A single cryptocurrency wallet. One suspect. More than $122.5 million in dirty money flowing through the blockchain. The figure that emerged from a Thai police investigation this week is not just a headline number — it is a window into the enormous financial infrastructure that romance scam networks have quietly built on top of digital assets, largely beyond the reach of traditional financial oversight. The case surfaced as part of INTERPOL's Operation First Light 2026, a coordinated global enforcement sweep that ran from January 15 to April 30 of this year, targeting social engineering scams and the laundering machinery that keeps them operational.

Romance scams — sometimes called "pig butchering" when they involve fraudulent investment platforms — have evolved far beyond the clumsy email frauds of the early internet era. Today they are industrialized operations, often run out of compounds in Southeast Asia, staffed by trafficked workers, and backed by sophisticated financial plumbing that converts victim losses into clean cryptocurrency almost instantaneously. What Thai investigators found in this case was not a small-time operator moving modest sums. A single wallet, traced to one suspect, had processed proceeds exceeding $122.5 million. That volume of throughput requires infrastructure — multiple exchange accounts, layering techniques, and almost certainly a network of money mules facilitating the movement of funds across jurisdictions.

The scale of that figure deserves to be held up against the broader context of how crypto-based laundering is typically discussed in regulatory circles. Critics of digital asset technology frequently cite money laundering risk as a primary concern, yet blockchain's inherent transparency is also what allowed Thai investigators to trace and quantify the flows in the first place. A traditional cash-based operation of comparable size would have been far harder to reconstruct forensically. The on-chain footprint is damning — but it is also evidence, and evidence is what law enforcement needs to prosecute.
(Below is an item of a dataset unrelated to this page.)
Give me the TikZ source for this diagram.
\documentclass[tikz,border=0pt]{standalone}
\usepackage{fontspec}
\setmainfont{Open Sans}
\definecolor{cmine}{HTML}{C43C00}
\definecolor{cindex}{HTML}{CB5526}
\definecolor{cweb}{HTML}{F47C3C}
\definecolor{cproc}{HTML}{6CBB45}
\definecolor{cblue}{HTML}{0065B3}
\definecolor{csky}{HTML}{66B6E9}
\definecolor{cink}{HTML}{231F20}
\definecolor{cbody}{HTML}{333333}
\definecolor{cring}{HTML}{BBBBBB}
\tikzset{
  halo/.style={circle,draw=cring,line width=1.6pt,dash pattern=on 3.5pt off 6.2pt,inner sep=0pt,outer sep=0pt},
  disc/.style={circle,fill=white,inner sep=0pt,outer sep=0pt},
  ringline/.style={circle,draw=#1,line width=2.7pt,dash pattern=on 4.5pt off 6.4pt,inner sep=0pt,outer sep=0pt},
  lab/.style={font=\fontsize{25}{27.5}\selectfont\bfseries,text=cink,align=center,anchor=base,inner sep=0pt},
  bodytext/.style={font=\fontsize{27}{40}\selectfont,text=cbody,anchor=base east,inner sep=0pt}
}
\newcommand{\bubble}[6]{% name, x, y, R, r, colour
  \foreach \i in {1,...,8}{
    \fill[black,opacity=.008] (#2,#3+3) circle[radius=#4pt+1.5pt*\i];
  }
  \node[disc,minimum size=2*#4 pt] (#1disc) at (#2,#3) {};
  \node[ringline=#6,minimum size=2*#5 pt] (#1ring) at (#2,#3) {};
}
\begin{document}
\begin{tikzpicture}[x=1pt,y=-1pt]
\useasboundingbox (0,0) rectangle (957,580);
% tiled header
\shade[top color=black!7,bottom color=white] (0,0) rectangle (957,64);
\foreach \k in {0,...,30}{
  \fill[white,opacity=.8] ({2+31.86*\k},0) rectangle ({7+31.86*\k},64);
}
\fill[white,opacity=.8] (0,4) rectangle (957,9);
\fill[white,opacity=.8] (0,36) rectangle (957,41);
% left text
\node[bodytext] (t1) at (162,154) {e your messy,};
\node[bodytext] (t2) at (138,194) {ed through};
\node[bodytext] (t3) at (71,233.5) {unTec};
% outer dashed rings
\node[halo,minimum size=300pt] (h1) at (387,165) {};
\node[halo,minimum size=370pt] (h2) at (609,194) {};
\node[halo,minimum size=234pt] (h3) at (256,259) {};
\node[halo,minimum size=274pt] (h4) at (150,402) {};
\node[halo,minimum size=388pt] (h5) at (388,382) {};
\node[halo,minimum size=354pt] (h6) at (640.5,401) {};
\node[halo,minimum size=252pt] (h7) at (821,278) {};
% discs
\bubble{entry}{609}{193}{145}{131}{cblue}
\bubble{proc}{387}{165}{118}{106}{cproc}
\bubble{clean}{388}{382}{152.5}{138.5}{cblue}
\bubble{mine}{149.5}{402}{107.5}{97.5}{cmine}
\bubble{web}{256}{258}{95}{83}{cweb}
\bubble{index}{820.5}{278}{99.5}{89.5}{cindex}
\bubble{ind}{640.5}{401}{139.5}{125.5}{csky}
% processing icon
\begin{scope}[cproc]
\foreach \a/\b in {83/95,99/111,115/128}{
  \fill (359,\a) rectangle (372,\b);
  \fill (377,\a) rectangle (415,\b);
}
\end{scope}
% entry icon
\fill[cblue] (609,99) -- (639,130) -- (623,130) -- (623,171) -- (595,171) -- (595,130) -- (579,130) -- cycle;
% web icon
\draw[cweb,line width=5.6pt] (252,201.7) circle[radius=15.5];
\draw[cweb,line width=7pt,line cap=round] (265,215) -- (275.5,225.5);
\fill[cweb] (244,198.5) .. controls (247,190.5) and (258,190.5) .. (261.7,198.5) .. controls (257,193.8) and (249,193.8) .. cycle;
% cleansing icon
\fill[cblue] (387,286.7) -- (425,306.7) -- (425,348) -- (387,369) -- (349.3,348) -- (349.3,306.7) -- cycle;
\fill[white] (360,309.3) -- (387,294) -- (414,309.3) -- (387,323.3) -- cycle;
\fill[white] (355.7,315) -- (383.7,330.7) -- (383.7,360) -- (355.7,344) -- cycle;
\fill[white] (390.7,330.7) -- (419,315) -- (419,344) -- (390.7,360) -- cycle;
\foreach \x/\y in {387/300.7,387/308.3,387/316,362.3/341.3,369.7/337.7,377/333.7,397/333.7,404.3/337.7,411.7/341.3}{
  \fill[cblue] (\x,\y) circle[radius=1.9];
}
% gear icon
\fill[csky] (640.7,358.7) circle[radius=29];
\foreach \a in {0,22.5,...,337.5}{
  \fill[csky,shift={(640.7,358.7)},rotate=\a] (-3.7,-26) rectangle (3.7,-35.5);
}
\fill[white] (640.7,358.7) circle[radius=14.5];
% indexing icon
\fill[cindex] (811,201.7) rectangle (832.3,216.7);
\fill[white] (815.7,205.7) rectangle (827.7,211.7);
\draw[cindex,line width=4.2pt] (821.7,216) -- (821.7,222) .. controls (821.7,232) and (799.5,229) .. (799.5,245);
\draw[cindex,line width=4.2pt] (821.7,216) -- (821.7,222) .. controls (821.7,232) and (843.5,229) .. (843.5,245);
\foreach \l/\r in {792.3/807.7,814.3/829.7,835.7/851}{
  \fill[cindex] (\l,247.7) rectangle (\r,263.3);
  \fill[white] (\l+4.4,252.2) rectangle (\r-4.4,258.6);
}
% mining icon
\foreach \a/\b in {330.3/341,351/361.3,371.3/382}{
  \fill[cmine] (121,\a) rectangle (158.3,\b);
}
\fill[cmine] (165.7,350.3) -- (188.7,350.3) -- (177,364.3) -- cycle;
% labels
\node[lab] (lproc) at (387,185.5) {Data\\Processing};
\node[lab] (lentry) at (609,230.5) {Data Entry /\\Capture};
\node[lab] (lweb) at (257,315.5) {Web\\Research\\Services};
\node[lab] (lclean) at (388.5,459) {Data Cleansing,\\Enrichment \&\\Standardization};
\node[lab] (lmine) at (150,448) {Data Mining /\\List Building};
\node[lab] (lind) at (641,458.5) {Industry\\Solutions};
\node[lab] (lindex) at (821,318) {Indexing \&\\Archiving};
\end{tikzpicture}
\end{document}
Operation First Light 2026 is the latest iteration of an INTERPOL initiative that has run in various forms for several years, broadening its scope each cycle. This year's campaign, spanning three and a half months across dozens of member nations, specifically identified social engineering as its primary target category. Social engineering fraud — which includes romance scams, investment fraud, and impersonation schemes — is particularly insidious because it exploits human psychology rather than technical vulnerabilities. Victims are manipulated over weeks or months into transferring funds willingly, making clawback and prosecution exponentially more complex than cases involving direct theft or hacking.

Thailand has emerged as a particularly active front in the fight against these networks, owing in part to its geographic proximity to scam compound hotspots across the Mekong region. Thai cybercrime authorities have invested in blockchain analytics capabilities and have coordinated closely with international partners on asset tracing. The identification of a wallet holding $122.5 million in scam proceeds represents a significant investigative achievement, though converting that intelligence into a successful prosecution — and any meaningful restitution for victims — remains the harder challenge ahead.
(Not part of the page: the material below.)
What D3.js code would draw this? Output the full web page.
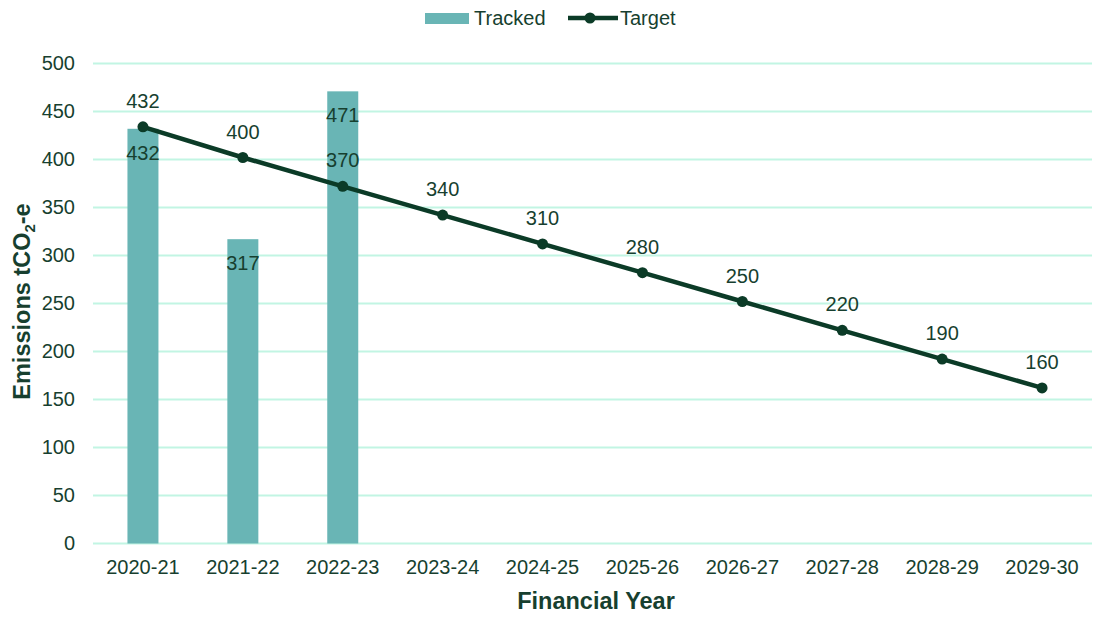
<!DOCTYPE html>
<html>
<head>
<meta charset="utf-8">
<script src="https://cdn.jsdelivr.net/npm/d3@7"></script>
<style>
  body { margin: 0; background: #fff; }
  svg { font-family: "Liberation Sans", Arial, sans-serif; }
  .tick text { fill: #173f2f; font-size: 20px; }
  .grid line { stroke: #c2f5e3; stroke-width: 2; }
</style>
</head>
<body>
<div id="chart"></div>
<script>
const YEARS = ['2020-21', '2021-22', '2022-23', '2023-24', '2024-25', '2025-26', '2026-27', '2027-28', '2028-29', '2029-30'];
const TRACKED = [432, 317, 471];
const TARGET = [432, 400, 370, 340, 310, 280, 250, 220, 190, 160];
const Y_TICKS = [0, 50, 100, 150, 200, 250, 300, 350, 400, 450, 500];

const WIDTH = 1096, HEIGHT = 619;
const MARGIN = {left: 93, right: 4, top: 63.5, bottom: 75.5};

const TEXT_COLOR = '#173f2f';
const BAR_COLOR = '#69b5b5';
const LINE_COLOR = '#0b3b27';

const svg = d3.select('#chart').append('svg')
    .attr('width', WIDTH)
    .attr('height', HEIGHT);

const x = d3.scaleBand()
    .domain(YEARS)
    .range([MARGIN.left, WIDTH - MARGIN.right]);

const y = d3.scaleLinear()
    .domain([0, 500])
    .range([HEIGHT - MARGIN.bottom, MARGIN.top]);

const cx = i => x(YEARS[i]) + x.bandwidth() / 2;

// gridlines
svg.append('g')
    .attr('class', 'grid')
    .selectAll('line')
    .data(Y_TICKS)
    .enter().append('line')
        .attr('x1', MARGIN.left)
        .attr('x2', WIDTH - MARGIN.right)
        .attr('y1', d => y(d))
        .attr('y2', d => y(d));

// y axis
const yAxis = svg.append('g')
    .attr('transform', `translate(${MARGIN.left - 18}, 0)`)
    .call(d3.axisLeft(y).tickValues(Y_TICKS).tickSize(0).tickPadding(0));
yAxis.select('.domain').remove();

// x axis
const xAxis = svg.append('g')
    .attr('transform', `translate(0, ${HEIGHT - MARGIN.bottom})`)
    .call(d3.axisBottom(x).tickSize(0).tickPadding(16));
xAxis.select('.domain').remove();

// bars
const BAR_W = 31;
svg.append('g')
    .selectAll('rect')
    .data(TRACKED)
    .enter().append('rect')
        .attr('x', (d, i) => cx(i) - BAR_W / 2)
        .attr('y', d => y(d))
        .attr('width', BAR_W)
        .attr('height', d => y(0) - y(d))
        .attr('fill', BAR_COLOR);

// target line (drawn a touch above, like the original)
const lineG = svg.append('g').attr('transform', 'translate(0, -2)');
const line = d3.line()
    .x((d, i) => cx(i))
    .y(d => y(d));

lineG.append('path')
    .datum(TARGET)
    .attr('d', line)
    .attr('fill', 'none')
    .attr('stroke', LINE_COLOR)
    .attr('stroke-width', 4.5);

lineG.selectAll('circle')
    .data(TARGET)
    .enter().append('circle')
        .attr('cx', (d, i) => cx(i))
        .attr('cy', d => y(d))
        .attr('r', 5.5)
        .attr('fill', LINE_COLOR);

// labels
lineG.selectAll('text')
    .data(TARGET)
    .enter().append('text')
        .attr('x', (d, i) => cx(i))
        .attr('y', d => y(d) - 19)
        .attr('text-anchor', 'middle')
        .attr('font-size', 20)
        .attr('fill', TEXT_COLOR)
        .text(d => d);

svg.append('g')
    .selectAll('text')
    .data(TRACKED)
    .enter().append('text')
        .attr('x', (d, i) => cx(i))
        .attr('y', d => y(d) + 31)
        .attr('text-anchor', 'middle')
        .attr('font-size', 20)
        .attr('fill', TEXT_COLOR)
        .text(d => d);

// axis titles
svg.append('text')
    .attr('x', 596)
    .attr('y', 609)
    .attr('text-anchor', 'middle')
    .attr('font-size', 23.5)
    .attr('font-weight', 'bold')
    .attr('fill', TEXT_COLOR)
    .text('Financial Year');

const yTitle = svg.append('text')
    .attr('transform', `translate(30, ${y(250) - 2}) rotate(-90)`)
    .attr('text-anchor', 'middle')
    .attr('font-size', 23.5)
    .attr('font-weight', 'bold')
    .attr('fill', TEXT_COLOR);
yTitle.append('tspan').text('Emissions tCO');
yTitle.append('tspan').attr('font-size', 15).attr('dy', 5).text('2');
yTitle.append('tspan').attr('dy', -5).text('-e');

// legend
const legend = svg.append('g').attr('transform', 'translate(0, 18)');
legend.append('rect')
    .attr('x', 425).attr('y', -5)
    .attr('width', 44).attr('height', 11)
    .attr('fill', BAR_COLOR);
legend.append('text')
    .attr('x', 474).attr('y', 7)
    .attr('font-size', 20)
    .attr('fill', TEXT_COLOR)
    .text('Tracked');
legend.append('line')
    .attr('x1', 568).attr('x2', 618)
    .attr('y1', 0).attr('y2', 0)
    .attr('stroke', LINE_COLOR)
    .attr('stroke-width', 4.5);
legend.append('circle')
    .attr('cx', 590).attr('cy', 0)
    .attr('r', 5.5)
    .attr('fill', LINE_COLOR);
legend.append('text')
    .attr('x', 620).attr('y', 7)
    .attr('font-size', 20)
    .attr('fill', TEXT_COLOR)
    .text('Target');
</script>
</body>
</html>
The crypto industry itself has a direct stake in how this story develops. Exchanges and wallet providers that touch laundered funds, even unknowingly, face regulatory blowback and potential sanctions exposure. The Anti-Money Laundering (AML) and Know Your Customer (KYC) frameworks that regulators have pressed the industry to adopt exist precisely to interrupt flows like the ones uncovered in Thailand. When a single wallet can accumulate $122.5 million in criminal proceeds, it raises serious questions about where the detection failures occurred — whether at the onboarding stage, the transaction monitoring level, or both. Blockchain analytics firms will likely be called upon to reconstruct the full picture.

For retail participants in the crypto ecosystem, this case reinforces a reality that has been building for years: the same properties that make cryptocurrency attractive for permissionless value transfer also attract criminal networks that exploit regulatory gaps and jurisdictional complexity. The response — better on-chain surveillance, cross-border law enforcement coordination, and stricter exchange-level controls — inevitably introduces friction into the ecosystem. That friction is a policy debate worth having openly, rather than dismissing or understating the underlying problem.

Operation First Light 2026 will not be the last such sweep, nor will the $122.5 million wallet be the last eye-catching figure to emerge from one. As long as romance scam networks continue generating billions in proceeds globally, cryptocurrency's role as a preferred laundering rail will draw sustained law enforcement attention. The question is whether the industry can develop monitoring infrastructure sophisticated enough to make that role untenable — before regulators impose blunter instruments to force the outcome themselves.